He had wanted to help someone in need, this beautiful girl who had been through so much. And he ended up falling for her. They had much in common — a strong faith, their Samoan heritage, common values — and clicked, even though they’d never met face-to-face.
Their relationship ended, the first time, in September when Manti Te’o got a call from her hysterical brother telling him the woman he knew as Lennay Kekua had died, one day after leaving the hospital where she was being treated for leukemia.
Two months later, the relationship unraveled again, this time when he got another call from someone who claimed she was Lennay, very much alive.
In the weeks to follow — until and after Deadspin broke the story January 16 that Lennay Kekua didn’t exist, despite Te’o’s repeated references to her and her death in interviews — the Notre Dame star player admitted feeling embarrassed, scared and overwhelmed.

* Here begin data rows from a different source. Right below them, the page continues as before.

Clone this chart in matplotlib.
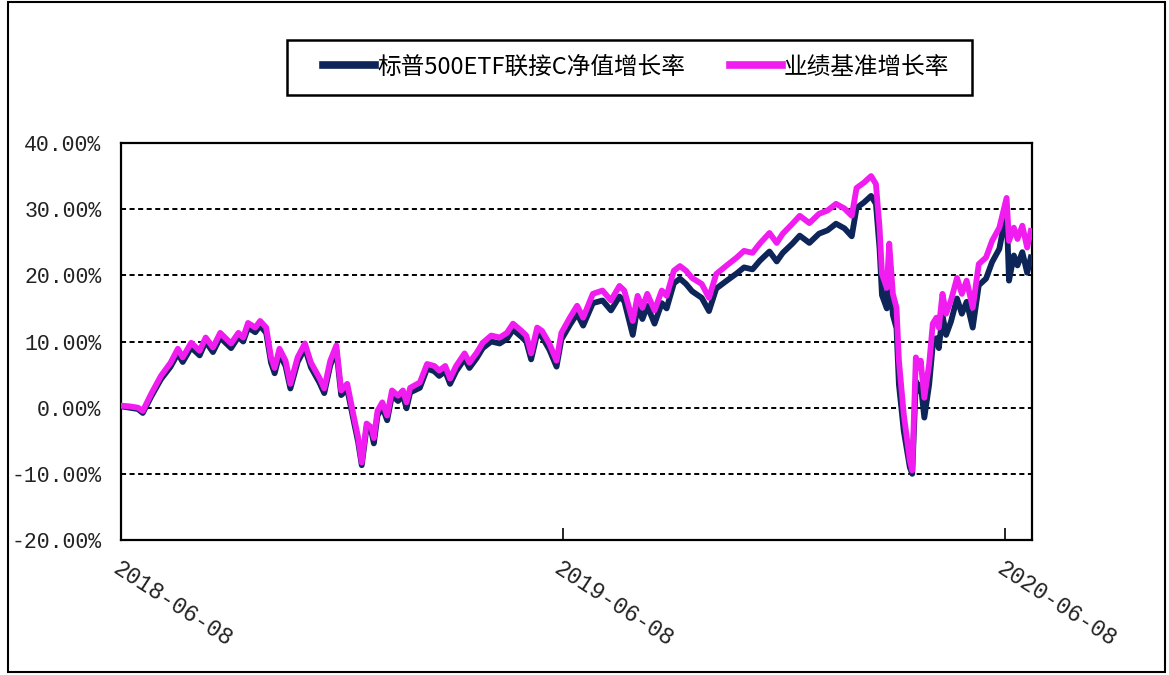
import matplotlib
matplotlib.use("Agg")
import matplotlib.pyplot as plt
import matplotlib.dates as mdates
import pandas as pd
from matplotlib.patches import Rectangle

dates = ["2018-06-08","2018-06-15","2018-06-22","2018-06-26","2018-07-03","2018-07-11","2018-07-19","2018-07-25",
         "2018-07-29","2018-08-05","2018-08-12","2018-08-17","2018-08-23","2018-08-29","2018-09-07","2018-09-13",
         "2018-09-17","2018-09-21","2018-09-27","2018-10-01","2018-10-06","2018-10-10","2018-10-13","2018-10-17",
         "2018-10-22","2018-10-26","2018-11-01","2018-11-07","2018-11-12","2018-11-19","2018-11-23","2018-11-28",
         "2018-12-03","2018-12-07","2018-12-12","2018-12-17","2018-12-21","2018-12-24","2018-12-28","2019-01-01",
         "2019-01-03","2019-01-06","2019-01-10","2019-01-14","2019-01-18","2019-01-23","2019-01-27","2019-01-30",
         "2019-02-02","2019-02-10","2019-02-16","2019-02-22","2019-02-26","2019-03-03","2019-03-07","2019-03-12",
         "2019-03-19","2019-03-23","2019-03-29","2019-04-03","2019-04-10","2019-04-17","2019-04-23","2019-04-28",
         "2019-05-05","2019-05-09","2019-05-13","2019-05-18","2019-05-22","2019-05-28","2019-06-03","2019-06-07",
         "2019-06-14","2019-06-20","2019-06-25","2019-07-03","2019-07-11","2019-07-18","2019-07-25","2019-07-29",
         "2019-08-05","2019-08-09","2019-08-13","2019-08-17","2019-08-23","2019-08-29","2019-09-02","2019-09-08",
         "2019-09-13","2019-09-18","2019-09-23","2019-10-01","2019-10-07","2019-10-13","2019-10-21","2019-10-30",
         "2019-11-05","2019-11-12","2019-11-18","2019-11-26","2019-12-02","2019-12-07","2019-12-15","2019-12-21",
         "2019-12-29","2020-01-06","2020-01-13","2020-01-20","2020-01-27","2020-02-02","2020-02-06","2020-02-12",
         "2020-02-18","2020-02-22","2020-02-25","2020-02-27","2020-03-02","2020-03-04","2020-03-07","2020-03-10",
         "2020-03-12","2020-03-16","2020-03-21","2020-03-23","2020-03-26","2020-03-29","2020-03-30","2020-04-02",
         "2020-04-06","2020-04-09","2020-04-12","2020-04-14","2020-04-17","2020-04-20","2020-04-24","2020-04-29",
         "2020-05-03","2020-05-07","2020-05-12","2020-05-17","2020-05-23","2020-05-28","2020-06-03","2020-06-09",
         "2020-06-11","2020-06-15","2020-06-18","2020-06-22","2020-06-26","2020-06-29"]

benchmark = [0.3,0.2,0.0,-0.5,2.1,4.8,6.8,8.9,7.6,9.8,8.6,10.6,9.1,11.3,9.7,11.3,
             10.6,12.8,12.1,13.1,12.1,7.6,6.0,8.9,7.1,3.6,7.6,9.7,6.8,4.5,2.9,7.1,
             9.4,2.6,3.6,-1.0,-4.5,-8.3,-2.4,-3.0,-4.6,-0.5,0.8,-1.2,2.6,1.8,2.6,0.8,
             3.0,3.8,6.6,6.3,5.6,6.3,4.4,6.3,8.2,6.8,8.3,9.8,10.9,10.6,11.3,12.7,
             11.6,10.9,8.2,12.1,11.6,9.7,7.1,11.3,13.6,15.4,13.6,17.2,17.7,16.2,18.4,17.7,
             13.1,16.9,15.1,17.2,14.7,17.7,16.9,20.7,21.4,20.7,19.6,18.7,16.6,20.2,21.4,22.7,
             23.7,23.4,24.8,26.4,24.9,26.3,27.8,29.0,27.9,29.3,29.8,30.8,30.1,29.0,33.2,34.0,
             35.0,33.8,27.2,20.2,18.1,24.8,17.2,15.1,7.1,-1.0,-8.0,-9.5,7.6,6.0,7.1,1.5,
             6.6,12.7,13.6,12.1,17.2,14.2,16.2,19.6,17.2,19.2,15.1,21.7,22.7,25.2,27.2,31.7,
             25.2,27.2,25.5,27.5,24.2,26.7]

fund = [0.2,0.0,-0.2,-0.8,1.7,4.3,6.2,8.2,6.9,9.1,7.9,10.0,8.4,10.6,9.0,10.7,
        10.0,12.1,11.4,12.4,11.3,6.8,5.2,8.1,6.3,2.9,6.9,9.0,6.1,3.8,2.2,6.4,
        8.7,1.9,2.8,-1.7,-5.2,-8.7,-3.0,-3.6,-5.4,-1.2,0.1,-1.9,1.9,1.0,1.9,-0.1,
        2.3,3.0,5.9,5.5,4.8,5.5,3.6,5.5,7.4,6.0,7.5,9.0,10.0,9.7,10.4,11.8,
        10.7,10.0,7.3,11.2,10.7,8.8,6.2,10.3,12.5,14.2,12.4,15.8,16.2,14.7,16.8,16.1,
        11.0,15.2,13.4,15.4,12.7,15.8,15.0,18.8,19.5,18.7,17.6,16.6,14.6,18.0,19.1,20.3,
        21.2,20.9,22.2,23.6,22.1,23.4,24.8,26.0,24.9,26.3,26.8,27.8,27.1,25.9,30.2,31.0,
        32.0,30.8,24.0,17.0,15.0,21.8,14.0,12.0,3.5,-3.5,-9.0,-10.0,4.0,2.5,3.5,-1.5,
        3.5,9.5,10.5,9.0,14.0,11.0,13.0,16.5,14.2,16.0,12.1,18.5,19.5,22.0,24.0,29.8,
        19.2,23.0,21.5,23.5,20.4,22.7]

series_names = ["标普500ETF联接C净值增长率", "业绩基准增长率"]
x_ticks = ["2018-06-08", "2019-06-08", "2020-06-08"]
y_ticks = [-20, -10, 0, 10, 20, 30, 40]

plt.rcParams['font.family'] = ['Noto Sans CJK SC', 'DejaVu Sans']

d = pd.to_datetime(dates)
fig = plt.figure(figsize=(11.69, 6.75), dpi=100)
ax = fig.add_axes([121/1169, 1-540/675, (1032-121)/1169, (540-143)/675])

ax.plot(d, fund, color='#0E2559', lw=4.2, label=series_names[0], solid_joinstyle='round', zorder=3)
ax.plot(d, benchmark, color='#F01CF0', lw=4.2, label=series_names[1], solid_joinstyle='round', zorder=4)

ax.set_ylim(-20, 40)
ax.set_xlim(pd.Timestamp("2018-06-08"), pd.Timestamp("2020-06-30"))
ax.set_yticks(y_ticks)
ax.set_yticklabels([f"{v:.2f}%" for v in y_ticks], family='Liberation Mono', fontsize=15.5, color='#222222')
ax.tick_params(axis='y', length=0, pad=14)
for v in y_ticks[1:-1]:
    ax.axhline(v, color='black', lw=1.4, ls=(0, (2.6, 1.8)), zorder=2)

xt = pd.to_datetime(x_ticks)
ax.set_xticks(xt)
ax.set_xticklabels(x_ticks, rotation=-33, ha='left', va='top', rotation_mode='anchor',
                   family='Liberation Mono', fontsize=16.5, color='#222222')
ax.tick_params(axis='x', direction='in', length=9, width=1.2, pad=12)
for s in ax.spines.values():
    s.set_linewidth(1.6)
    s.set_color('black')

leg = fig.legend(loc='center', bbox_to_anchor=(636/1169, 1-67/675),
                 ncol=2, fontsize=17, frameon=False,
                 handlelength=2.2, handletextpad=0.1, borderaxespad=0,
                 columnspacing=1.9)
for line in leg.get_lines():
    line.set_linewidth(5.5)

fig.patches.append(Rectangle((287/1169, 1-95/675), (972-287)/1169, 55/675, transform=fig.transFigure,
                             fill=False, edgecolor='black', lw=1.8))
fig.patches.append(Rectangle((8/1169, 3/675), 1157/1169, 670/675, transform=fig.transFigure,
                             fill=False, edgecolor='black', lw=1.5))
fig.savefig("out.png", dpi=100)
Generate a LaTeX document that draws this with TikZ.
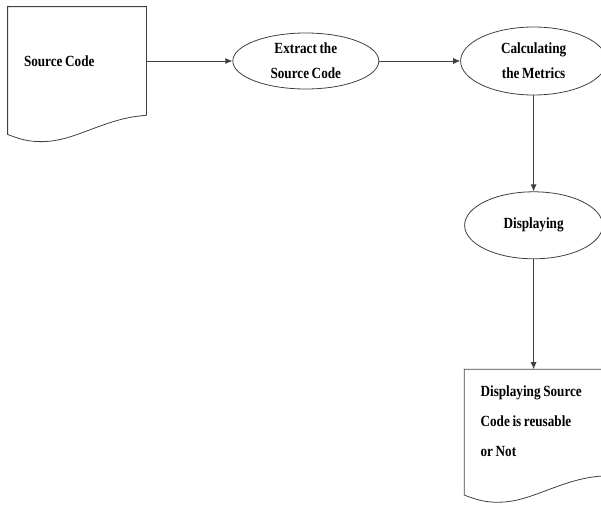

In his first on-camera interview since then, Te’o said that, publicly, he’d always been truthful.
“For people feeling that they were misled, that I’m sorry for,” he told Katie Couric, on an episode of her talk show that aired Thursday. “I wasn’t as forthcoming about it (as I could have been).
“But I didn’t lie.”
Then why, Couric asked, had he said the two met through his cousin and at a game his sophomore year, when he now says she had reached out to him on Facebook? Why had he told his father that he and Kekua had gotten together once in Hawaii?
And why hadn’t he had stronger doubts before this winter? Like how, in their FaceTime chats, her screen always appeared black? Or how every in-person meeting they set up fell through, like when she was hospitalized or the time her brother had borrowed her car?
Or how odd was it that, in the months he’d gotten to know her well, a 22-year-old woman had a near-death accident then came down with cancer? And through all her struggles, why didn’t he visit her once in the hospital — even when he was in Southern California, like her, and she was in a coma?
Te’o said he understands why people might doubt their relationship, and him. But he told Couric that his feelings in the relationship — and after the supposed death — were authentic.
“What I went through was real. The feelings, the pain, the sorrow … that was all real,” said the standout linebacker and Heisman runner-up. “That’s something I can’t fake.”